Are College Athletes Still Student Athletes?

Exploitation, hypocrisy, duplicity are harsh words yet precisely describe the workings of the NCAA and its member schools in their treatment of college revenue athletes, the young men and women upon whose backs this multi-billion dollar college revenue sports empire rests. It is America’s modern plantation,” said Professor Alan Sack. Professor Alan Sack, author of Counterfeit Amateurs: An Athlete’s Journey Through The Sixties of the Age of Academic Capitalism, and Director of the Institute for Sport Management and Professor of Management at the University of New Haven; discusses the role of college athletes and all the ideals surrounding each person. These athletes are taking intercollegiate sports just as seriously as they would a job but don’t have the same opportunities and compensation as a regular employee would. College football players are risking their health and lives every time they step onto the field but have no back-up plans for compensation if they get hurt while trying to make their school proud and richer.

Professor Sack was able to talk about his life experiences dealing with the NCAA and how he formed his hypothesis and beliefs on the topic of Counterfeit Amateurs.
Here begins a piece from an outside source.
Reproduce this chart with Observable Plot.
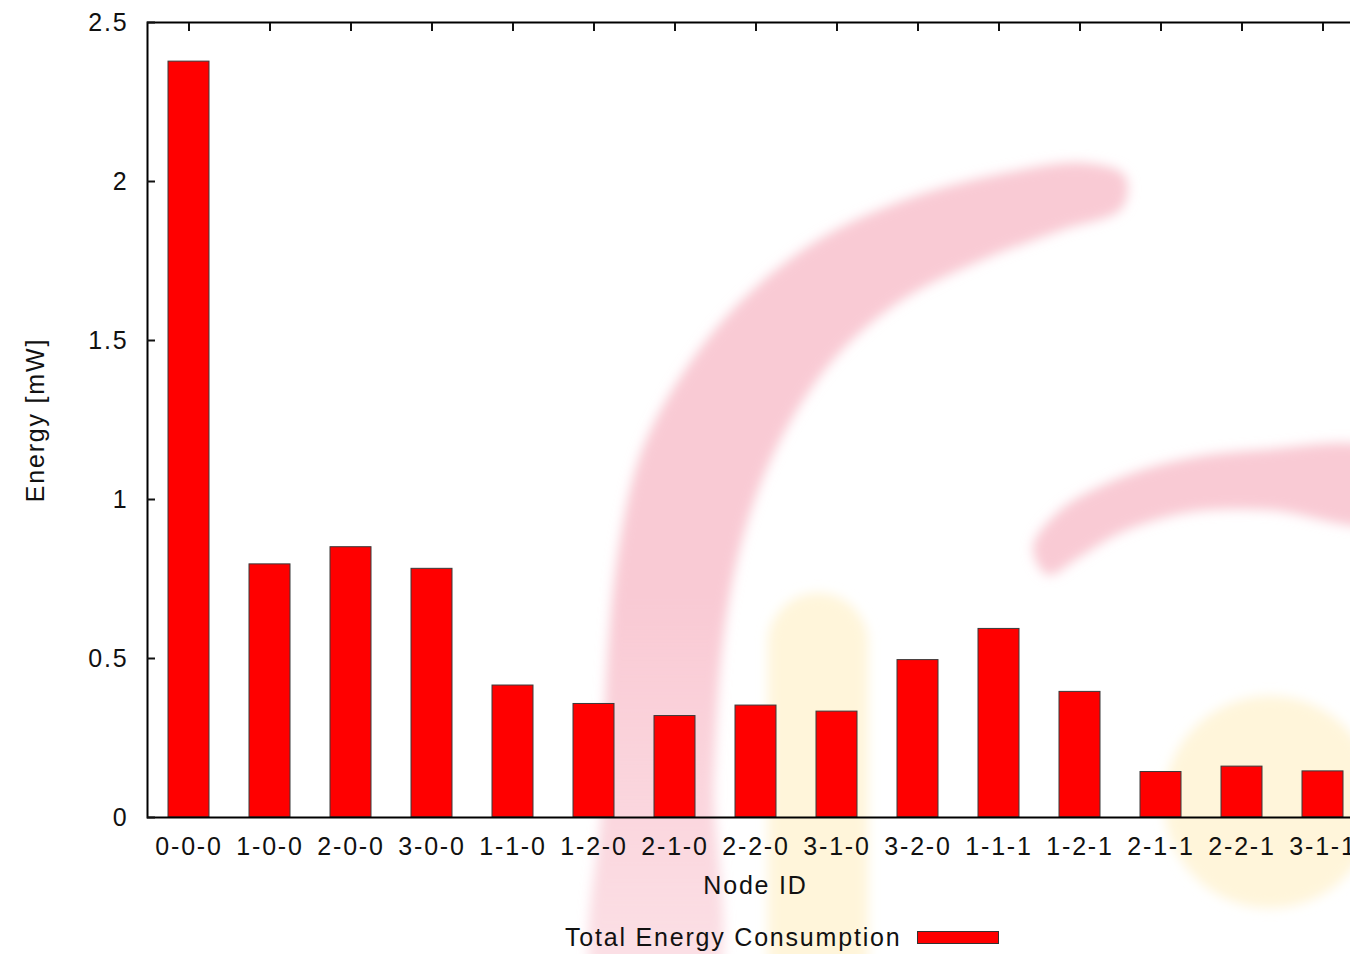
<!DOCTYPE html>
<html>
<head>
<meta charset="utf-8">
<script src="https://cdn.jsdelivr.net/npm/d3@7"></script>
<script src="https://cdn.jsdelivr.net/npm/@observablehq/plot@0.6"></script>
<style>
  html, body { margin: 0; padding: 0; background: white; overflow: hidden; }
  #wrap { position: relative; width: 1350px; height: 954px; overflow: hidden; }
  #bg { position: absolute; left: 0; top: 0; }
  #chart { position: absolute; left: 0; top: 0; width: 1400px; }
  #chart svg { max-width: none !important; }
  #legend { position: absolute; left: 565px; top: 923px; display: flex; align-items: center;
    font-family: "Liberation Sans", Arial, Helvetica, sans-serif; font-size: 25px; letter-spacing: 1.8px; color: #111; }
  #legend .sw { width: 80px; height: 11px; background: #ff0000; border: 1px solid #333; margin-left: 16px; }
</style>
</head>
<body>
<div id="wrap">
  <svg id="bg" width="1350" height="954" xmlns="http://www.w3.org/2000/svg">
    <defs>
      <filter id="blur" x="-20%" y="-20%" width="140%" height="140%"><feGaussianBlur stdDeviation="6"/></filter>
      <linearGradient id="pinkfade" gradientUnits="userSpaceOnUse" x1="0" y1="954" x2="0" y2="600">
        <stop offset="0" stop-color="#f9cad4" stop-opacity="0.6"/>
        <stop offset="1" stop-color="#f9cad4" stop-opacity="1"/>
      </linearGradient>
    </defs>
    <g filter="url(#blur)" id="wm"></g>
  </svg>
  <div id="chart"></div>
  <div id="legend"><span>Total Energy Consumption</span><span class="sw"></span></div>
</div>
<script>
const nodeIds = ["0-0-0","1-0-0","2-0-0","3-0-0","1-1-0","1-2-0","2-1-0","2-2-0","3-1-0","3-2-0","1-1-1","1-2-1","2-1-1","2-2-1","3-1-1"];
const energy  = [2.377, 0.796, 0.850, 0.782, 0.415, 0.357, 0.319, 0.352, 0.333, 0.495, 0.593, 0.395, 0.143, 0.160, 0.145];
const yTicks = [0, 0.5, 1, 1.5, 2, 2.5];
const yLabel = "Energy [mW]";
const xLabel = "Node ID";

// faded background watermark (decoration only, not data)
const wm = d3.select("#wm");
const closed = d3.line().curve(d3.curveCatmullRomClosed);
wm.append("rect").attr("x", 768).attr("y", 593).attr("width", 100).attr("height", 420).attr("rx", 50).attr("fill", "#fff5da");
wm.append("circle").attr("cx", 1270).attr("cy", 802).attr("r", 106).attr("fill", "#fff5da");
const arcShape = [
  [600,990],[602,800],[608,650],[620,540],[642,450],[685,370],[742,300],[818,240],[910,198],[1010,172],[1085,163],[1125,176],
  [1122,208],[1062,230],[982,260],[902,300],[842,350],[797,410],[762,480],[737,560],[722,650],[714,780],[710,990]
];
wm.append("path").attr("d", closed(arcShape)).attr("fill", "url(#pinkfade)");
const band2 = [
  [1033,548],[1058,512],[1110,482],[1180,460],[1260,450],[1380,452],
  [1380,522],[1270,510],[1190,512],[1122,532],[1078,558],[1048,575]
];
wm.append("path").attr("d", closed(band2)).attr("fill", "#f9cad4");

const data = nodeIds.map((id, i) => ({id, value: energy[i]}));

const chart = Plot.plot({
  width: 1400,
  height: 907,
  marginLeft: 147,
  marginRight: 37,
  marginTop: 22,
  marginBottom: 90,
  style: {
    fontFamily: '"Liberation Sans", Arial, Helvetica, sans-serif',
    fontSize: "25px",
    letterSpacing: "1.8px",
    background: "transparent",
    color: "#111",
    overflow: "visible",
    maxWidth: "none"
  },
  x: { type: "band", domain: nodeIds, paddingInner: 0.5, paddingOuter: 0.25, label: null },
  y: { domain: [0, 2.5], label: null },
  marks: [
    Plot.barY(data, { x: "id", y: "value", fill: "#ff0000", stroke: "#3a3a3a", strokeWidth: 1 }),
    Plot.frame({ stroke: "black", strokeWidth: 2 }),
    Plot.axisY({ ticks: yTicks, tickSize: -8, tickPadding: 27, strokeWidth: 2, tickFormat: d => String(d) }),
    Plot.axisX({ anchor: "top", tickSize: -8, strokeWidth: 2, tickFormat: () => "" }),
    Plot.axisX({ anchor: "bottom", tickSize: 0, tickPadding: 20 }),
    Plot.text([yLabel], { text: d => d, frameAnchor: "left", dx: -112, rotate: -90, textAnchor: "middle" }),
    Plot.text([xLabel], { text: d => d, frameAnchor: "bottom", dy: 76 })
  ]
});
document.getElementById("chart").appendChild(chart);
</script>
</body>
</html>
Amateurism is student athletes during free time/un-obligated time that engage in sports during discretionary time, participate in extracurricular activity, having fun. Professor Alan Sack integrates his own experience as a high school and college (Notre Dame) football player with the larger story about the professionalization and perversion of intercollegiate athletics.

College athletes are being planted all around the country and are being used as guinea pigs to created revenues for their colleges without anything in return. Professor Sack experienced this in his lifetime when he attended Notre Dame on a football scholarship. He experienced firsthand the way athletes are treated by colleges that just want to make money off of them. He received a college scholarship for football and didn’t meet the standards that Notre Dame thought he would; but he feels that now present day, the players need to prove themselves and not get hurt to keep their scholarship to that school. The team did keep him as a player because he was under contract and because they still felt that he had something to offer to the team. Colleges are just paying players to play for their team and try to get the best team possible and compete with the other top teams.

The colleges are just paying off athletes to play and this is a violation of Amateurism Act Agreement of 1906 that I feel is truly correct. The violations are the offerings of inducements to players to enter college because of their athletic abilities, or supporting or maintaining players while students on account on their athletic abilities, either by athletic organization, alumni, or otherwise, directly or indirectly. With all divisions of college athletics and influences with the athletic scholarships and coach influences, these basically control the athletes lives and experiences. Professors have no affect on what goes on during college athletics because they do what the coach says. He feels that the coaches are the ones that tell the professors what to do and the student and the professors really have no say on what is going to go on with that student’s time. Dr. Larry Forness stated, NIL

“This book is poignant, shocking, and true. I’ve read over a dozen books on the problems of college athletes and college athletics and all the hypocrisy and failed attempts to solve these problems. What makes this book so fascinating is that it’s not a dry study or philosophical discussion. This book is first-hand information. The author actually was a superlative football player at Notre Dame, who turned down an offer from the pros, and immediately entered graduate school and obtained his Ph.D.”

There has been some discussion about the three rules/stipulations that the NCAA made in the years 1956, 1967, and 1973 that I do agree with. These rules just help with the belief of Athletic Scholarships from “gifts of contracts for hire.” In 1956, this rule allowed NCAA to provide Athletic Scholarships. Byer, a reader of Sack’s book, feels that now it is “Nationwide money laundering scheme, a free ride for just athletic ability and nothing else.” Student athletes are no longer that they are just athletes and their education and what they will do in the future comes second to that. In 1967 the NCAA made it worse by instituting the Fraudulent Misrepresentative Rule which allowed the schools to tell the athletes they must play to retain aid and obey all directions of the coach and do as told. In 1973 a one-year renewable scholarship act that made a contractual “quid-pro-quo” saying that the athlete can be quote on quote fired for poor performance, injury or whatever else that may be relevant.